In 1950 Roche returned to the sales side of Cadillac operations as general sales manager. He revitalized the Cadillac dealer organization in the early 1950s, and sales increased sharply, to more than 100,000 cars per year for the first time in the history of the division. In recognition of his efforts, Roche in January 1957 was named the general manager of the Cadillac division and a vice president of GM. Three years later he moved from a division to a corporate leadership position, becoming vice president in charge of GM distribution. In September 1962, at the age of fifty-six, Roche saw his GM career shift yet again when he was appointed the executive vice president in charge of all overseas and Canadian operations. Before this assignment Roche had worked exclusively in GM’s domestic businesses.

Roche approached his new task in his characteristic manner, studying the European Common Market and the history and business conditions of the twenty-three countries in which GM was operating. Roche’s retooling paid handsome dividends for the company. In two short years GM’s overseas sales were more than 1.3 million vehicles, and its foreign market represented 13 percent of corporate net income. Impressed with Roche’s grasp and understanding of automobile production and personnel issues and his knowledge of international political and economic developments, the board of directors in June 1965 named Roche the president of GM. Just over two years later Roche became chairman of the board of GM. Roche had become head of an industrial complex with seventy plants in the United States and more than 700,000 employees supplying more than half of all the motor vehicles sold in America. Roche served as chairman until the end of 1971, when he reached the GM mandatory retirement age of 65.
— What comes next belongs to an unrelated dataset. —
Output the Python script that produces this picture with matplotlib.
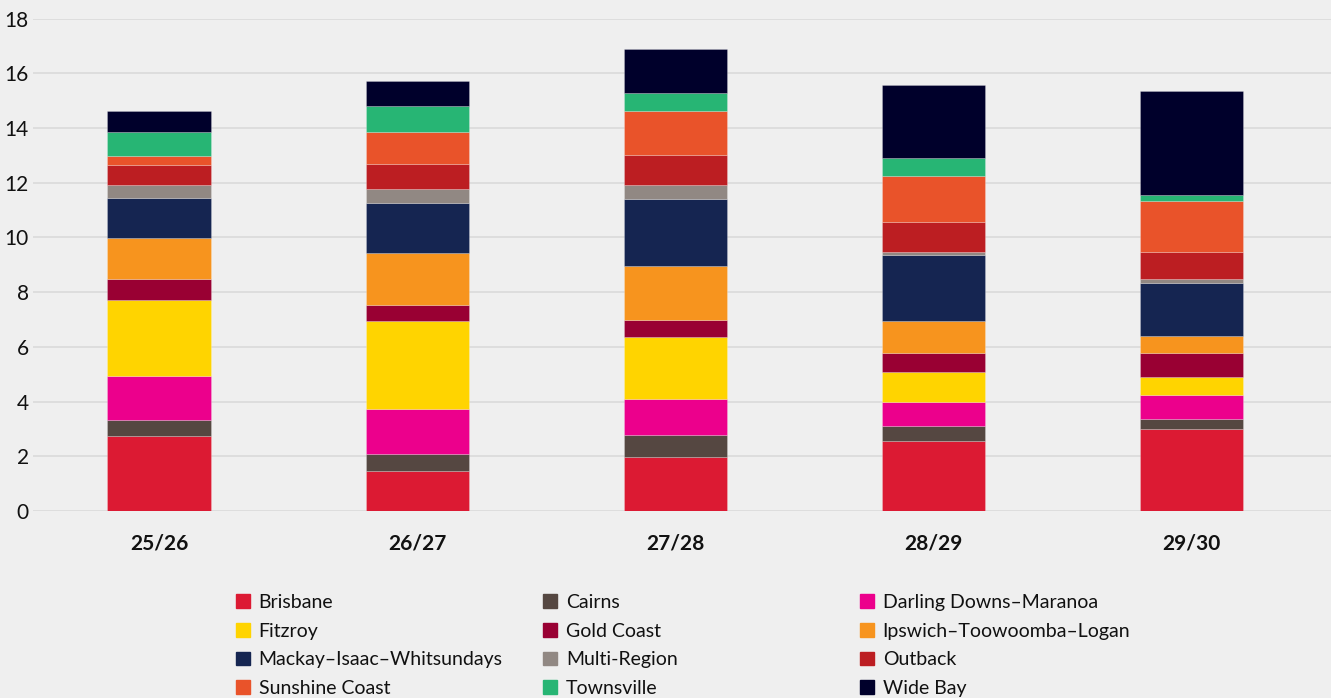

In 1966 Roche received a singular honor when his portrait appeared on the cover of the weekly newsmagazine Time. Roche’s likeness was used to highlight the importance of the automobile industry, which at the time was considered a bellwether for the state of the American economy. Other tributes included ten honorary degrees from schools such as the College of the Holy Cross and Michigan State University.

As president and chief executive officer, Roche led GM during what can be considered the company’s golden era. His tenure, however, was not without difficulties, the principal one being the consumer advocate Ralph Nader. Nader’s book Unsafe at Any Speed (1965) challenged the safety of American vehicles, especially GM’s compact car the Corvair. The U.S. automobile industry responded to the book by trying to discredit its author. This effort included having private investigators follow Nader, question his acquaintances about matters such as Nader’s political leanings and sexual orientation, and, according to Nader, attempt to entrap him in compromising sexual situations with young female agents. Called in March 1966 to testify before a U.S. Senate subcommittee investigating Nader’s charges, Roche defused much of the criticism building against GM when he candidly admitted that persons in the corporation, without Roche’s knowledge or consent, had hired private detectives to scrutinize Nader’s private life. “I deplore the kind of harassment to which Mr. Nader apparently has been subjected,” Roche told the subcommittee. “I hold myself responsible for any action authorized by any officer of the corporation.... I want to apologize here and now to members of this subcommittee and Mr. Nader.” This public apology doused what could have become a corporate conflagration.

In 1992 Roche was inducted into the Automotive Hall of Fame. His citation noted that he had “successfully promoted equal opportunity employment within GM and in the American business community,” a clear reference to Roche’s 1971 nomination of the Reverend Leon H. Sullivan to the GM board of directors, making Sullivan one of the first African Americans to join a major corporate board. Roche also was cited for his many civic activities, including the creation of New Detroit, an organization dedicated to the city’s recovery following the race riots of 1968.

Roche’s personal life was as rich and varied as his corporate and community work. He married Louise McMillan on 5 October 1929. She died in 2001 after 71 years of marriage. The couple had three children, and at the time of his death on 6 June 2004 at home in Belleair, Florida, Roche was survived by twelve grandchildren and fifteen great-grandchildren. A devout Roman Catholic, Roche frequently attended daily mass. He is buried in Elgin.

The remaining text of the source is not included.